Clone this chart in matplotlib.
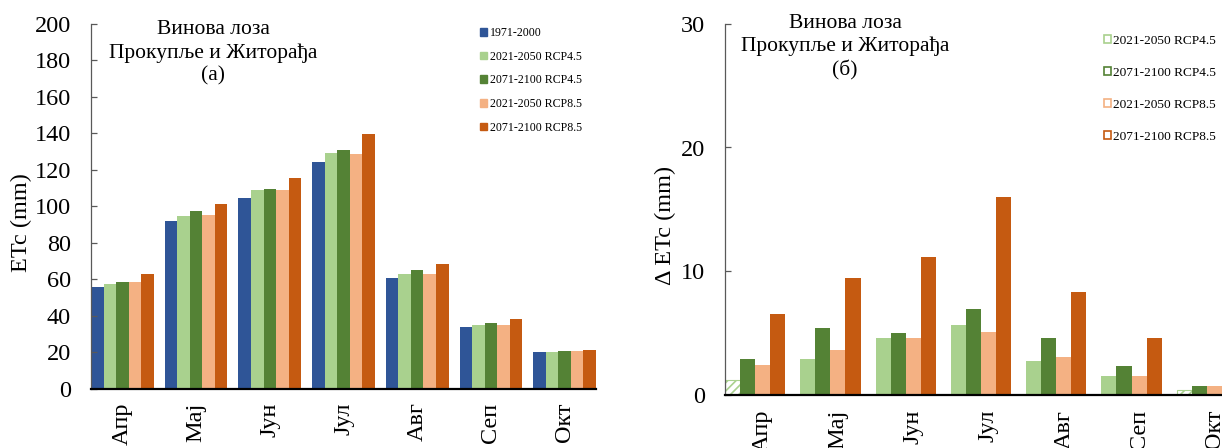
import numpy as np
import matplotlib
matplotlib.use("Agg")
import matplotlib.pyplot as plt
from matplotlib.patches import Patch

plt.rcParams["font.family"] = ["Liberation Serif", "DejaVu Serif"]
plt.rcParams["hatch.linewidth"] = 1.2

months = ["Апр", "Мај", "Јун", "Јул", "Авг", "Сеп", "Окт"]
labels = ["1971-2000", "2021-2050 RCP4.5", "2071-2100 RCP4.5",
          "2021-2050 RCP8.5", "2071-2100 RCP8.5"]
colors = ["#2F5597", "#A9D18E", "#548235", "#F4B183", "#C55A11"]

# ETc (mm), panel (a)
etc_base = [55.8, 91.9, 104.3, 124.1, 60.4, 33.7, 19.8]
etc_45_2050 = [57.3, 94.8, 108.9, 129.2, 62.8, 35.1, 20.1]
etc_45_2100 = [58.6, 97.3, 109.4, 130.6, 65.0, 35.9, 20.5]
etc_85_2050 = [58.2, 95.2, 108.9, 128.8, 63.1, 35.1, 20.5]
etc_85_2100 = [62.6, 101.2, 115.5, 139.8, 68.4, 38.1, 21.0]

# delta ETc (mm), panel (б)
d_45_2050 = [1.2, 2.9, 4.6, 5.6, 2.7, 1.5, 0.4]
d_45_2100 = [2.9, 5.4, 5.0, 6.9, 4.6, 2.3, 0.7]
d_85_2050 = [2.4, 3.6, 4.6, 5.1, 3.0, 1.5, 0.7]
d_85_2100 = [6.5, 9.4, 11.1, 16.0, 8.3, 4.6, 1.2]
hatched = [True, False, False, False, False, False, True]

fig = plt.figure(figsize=(12.22, 4.48), dpi=100)
x = np.arange(len(months))


def style_axes(ax, labelpad_x):
    for s in ["top", "right"]:
        ax.spines[s].set_visible(False)
    ax.spines["left"].set_color("#595959")
    ax.spines["left"].set_linewidth(0.9)
    ax.spines["bottom"].set_color("black")
    ax.spines["bottom"].set_linewidth(1.6)
    ax.tick_params(axis="y", direction="in", length=4.5, width=0.9,
                   color="#595959", labelsize=17.5, pad=14.5)
    ax.tick_params(axis="x", length=0, labelsize=17.5, pad=labelpad_x)
    ax.set_xticks(x)
    ax.set_xticklabels(months, rotation=90)


# ---- panel (a)
ax1 = fig.add_axes([91 / 1222, 59.5 / 448, 505 / 1222, 364.5 / 448])
series_a = [etc_base, etc_45_2050, etc_45_2100, etc_85_2050, etc_85_2100]
w = 0.17
for k, vals in enumerate(series_a):
    ax1.bar(x - 0.425 + k * w, vals, width=w, align="edge",
            color=colors[k], linewidth=0)
ax1.set_xlim(-0.425, 6.425)
ax1.set_ylim(0, 200)
ax1.set_yticks(np.arange(0, 201, 20))
style_axes(ax1, 10)
ax1.set_ylabel("ETc (mm)", fontsize=17.5)
ax1.yaxis.set_label_coords(-0.117, 0.454)
fig.text(213.5 / 1222, 1 - 53 / 448, "Винова лоза\nПрокупље и Житорађа\n(а)",
         ha="center", va="center", fontsize=15.5, linespacing=1.27)
h1 = [Patch(facecolor=c, edgecolor=c) for c in colors]
fig.legend(h1, labels, loc="upper left",
           bbox_to_anchor=(480 / 1222, 1 - 27 / 448), frameon=False,
           fontsize=8.6, handlelength=0.6, handleheight=0.6,
           handletextpad=0.2, labelspacing=0.98, borderpad=0,
           borderaxespad=0)

# ---- panel (б)
ax2 = fig.add_axes([725 / 1222, 53.5 / 448, 527 / 1222, 370.5 / 448])
series_b = [d_45_2050, d_45_2100, d_85_2050, d_85_2100]
w = 0.2
for k, vals in enumerate(series_b):
    c = colors[k + 1]
    if k == 0:
        for i, v in enumerate(vals):
            if hatched[i]:
                ax2.bar(x[i] - 0.5, v, width=w, align="edge", color="white",
                        edgecolor=c, hatch="////", linewidth=0.8)
            else:
                ax2.bar(x[i] - 0.5, v, width=w, align="edge", color=c,
                        linewidth=0)
    else:
        ax2.bar(x - 0.5 + k * w, vals, width=w, align="edge", color=c,
                linewidth=0)
ax2.set_xlim(-0.5, 6.5)
ax2.set_ylim(0, 30)
ax2.set_yticks([0, 10, 20, 30])
style_axes(ax2, 11)
ax2.set_ylabel("Δ ETc (mm)", fontsize=17.5)
ax2.yaxis.set_label_coords(-0.093, 0.4575)
fig.text(845 / 1222, 1 - 47 / 448, "Винова лоза\nПрокупље и Житорађа\n(б)",
         ha="center", va="center", fontsize=15.5, linespacing=1.27)
h2 = [Patch(facecolor="white", edgecolor=c, linewidth=1.2) for c in colors[1:]]
fig.legend(h2, labels[1:], loc="upper left",
           bbox_to_anchor=(1104 / 1222, 1 - 35 / 448), frameon=False,
           fontsize=9.6, handlelength=0.5, handleheight=0.5,
           handletextpad=0.2, labelspacing=1.5, borderpad=0,
           borderaxespad=0)

fig.savefig("out.png", dpi=100)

**Set task**
Every line above should be returned word for word, with the pictures left behind.

**Response below**
Clone this chart in matplotlib.
import numpy as np
import matplotlib
matplotlib.use("Agg")
import matplotlib.pyplot as plt
from matplotlib.patches import Patch

plt.rcParams["font.family"] = ["Liberation Serif", "DejaVu Serif"]
plt.rcParams["hatch.linewidth"] = 1.2

months = ["Апр", "Мај", "Јун", "Јул", "Авг", "Сеп", "Окт"]
labels = ["1971-2000", "2021-2050 RCP4.5", "2071-2100 RCP4.5",
          "2021-2050 RCP8.5", "2071-2100 RCP8.5"]
colors = ["#2F5597", "#A9D18E", "#548235", "#F4B183", "#C55A11"]

# ETc (mm), panel (a)
etc_base = [55.8, 91.9, 104.3, 124.1, 60.4, 33.7, 19.8]
etc_45_2050 = [57.3, 94.8, 108.9, 129.2, 62.8, 35.1, 20.1]
etc_45_2100 = [58.6, 97.3, 109.4, 130.6, 65.0, 35.9, 20.5]
etc_85_2050 = [58.2, 95.2, 108.9, 128.8, 63.1, 35.1, 20.5]
etc_85_2100 = [62.6, 101.2, 115.5, 139.8, 68.4, 38.1, 21.0]

# delta ETc (mm), panel (б)
d_45_2050 = [1.2, 2.9, 4.6, 5.6, 2.7, 1.5, 0.4]
d_45_2100 = [2.9, 5.4, 5.0, 6.9, 4.6, 2.3, 0.7]
d_85_2050 = [2.4, 3.6, 4.6, 5.1, 3.0, 1.5, 0.7]
d_85_2100 = [6.5, 9.4, 11.1, 16.0, 8.3, 4.6, 1.2]
hatched = [True, False, False, False, False, False, True]

fig = plt.figure(figsize=(12.22, 4.48), dpi=100)
x = np.arange(len(months))


def style_axes(ax, labelpad_x):
    for s in ["top", "right"]:
        ax.spines[s].set_visible(False)
    ax.spines["left"].set_color("#595959")
    ax.spines["left"].set_linewidth(0.9)
    ax.spines["bottom"].set_color("black")
    ax.spines["bottom"].set_linewidth(1.6)
    ax.tick_params(axis="y", direction="in", length=4.5, width=0.9,
                   color="#595959", labelsize=17.5, pad=14.5)
    ax.tick_params(axis="x", length=0, labelsize=17.5, pad=labelpad_x)
    ax.set_xticks(x)
    ax.set_xticklabels(months, rotation=90)


# ---- panel (a)
ax1 = fig.add_axes([91 / 1222, 59.5 / 448, 505 / 1222, 364.5 / 448])
series_a = [etc_base, etc_45_2050, etc_45_2100, etc_85_2050, etc_85_2100]
w = 0.17
for k, vals in enumerate(series_a):
    ax1.bar(x - 0.425 + k * w, vals, width=w, align="edge",
            color=colors[k], linewidth=0)
ax1.set_xlim(-0.425, 6.425)
ax1.set_ylim(0, 200)
ax1.set_yticks(np.arange(0, 201, 20))
style_axes(ax1, 10)
ax1.set_ylabel("ETc (mm)", fontsize=17.5)
ax1.yaxis.set_label_coords(-0.117, 0.454)
fig.text(213.5 / 1222, 1 - 53 / 448, "Винова лоза\nПрокупље и Житорађа\n(а)",
         ha="center", va="center", fontsize=15.5, linespacing=1.27)
h1 = [Patch(facecolor=c, edgecolor=c) for c in colors]
fig.legend(h1, labels, loc="upper left",
           bbox_to_anchor=(480 / 1222, 1 - 27 / 448), frameon=False,
           fontsize=8.6, handlelength=0.6, handleheight=0.6,
           handletextpad=0.2, labelspacing=0.98, borderpad=0,
           borderaxespad=0)

# ---- panel (б)
ax2 = fig.add_axes([725 / 1222, 53.5 / 448, 527 / 1222, 370.5 / 448])
series_b = [d_45_2050, d_45_2100, d_85_2050, d_85_2100]
w = 0.2
for k, vals in enumerate(series_b):
    c = colors[k + 1]
    if k == 0:
        for i, v in enumerate(vals):
            if hatched[i]:
                ax2.bar(x[i] - 0.5, v, width=w, align="edge", color="white",
                        edgecolor=c, hatch="////", linewidth=0.8)
            else:
                ax2.bar(x[i] - 0.5, v, width=w, align="edge", color=c,
                        linewidth=0)
    else:
        ax2.bar(x - 0.5 + k * w, vals, width=w, align="edge", color=c,
                linewidth=0)
ax2.set_xlim(-0.5, 6.5)
ax2.set_ylim(0, 30)
ax2.set_yticks([0, 10, 20, 30])
style_axes(ax2, 11)
ax2.set_ylabel("Δ ETc (mm)", fontsize=17.5)
ax2.yaxis.set_label_coords(-0.093, 0.4575)
fig.text(845 / 1222, 1 - 47 / 448, "Винова лоза\nПрокупље и Житорађа\n(б)",
         ha="center", va="center", fontsize=15.5, linespacing=1.27)
h2 = [Patch(facecolor="white", edgecolor=c, linewidth=1.2) for c in colors[1:]]
fig.legend(h2, labels[1:], loc="upper left",
           bbox_to_anchor=(1104 / 1222, 1 - 35 / 448), frameon=False,
           fontsize=9.6, handlelength=0.5, handleheight=0.5,
           handletextpad=0.2, labelspacing=1.5, borderpad=0,
           borderaxespad=0)

fig.savefig("out.png", dpi=100)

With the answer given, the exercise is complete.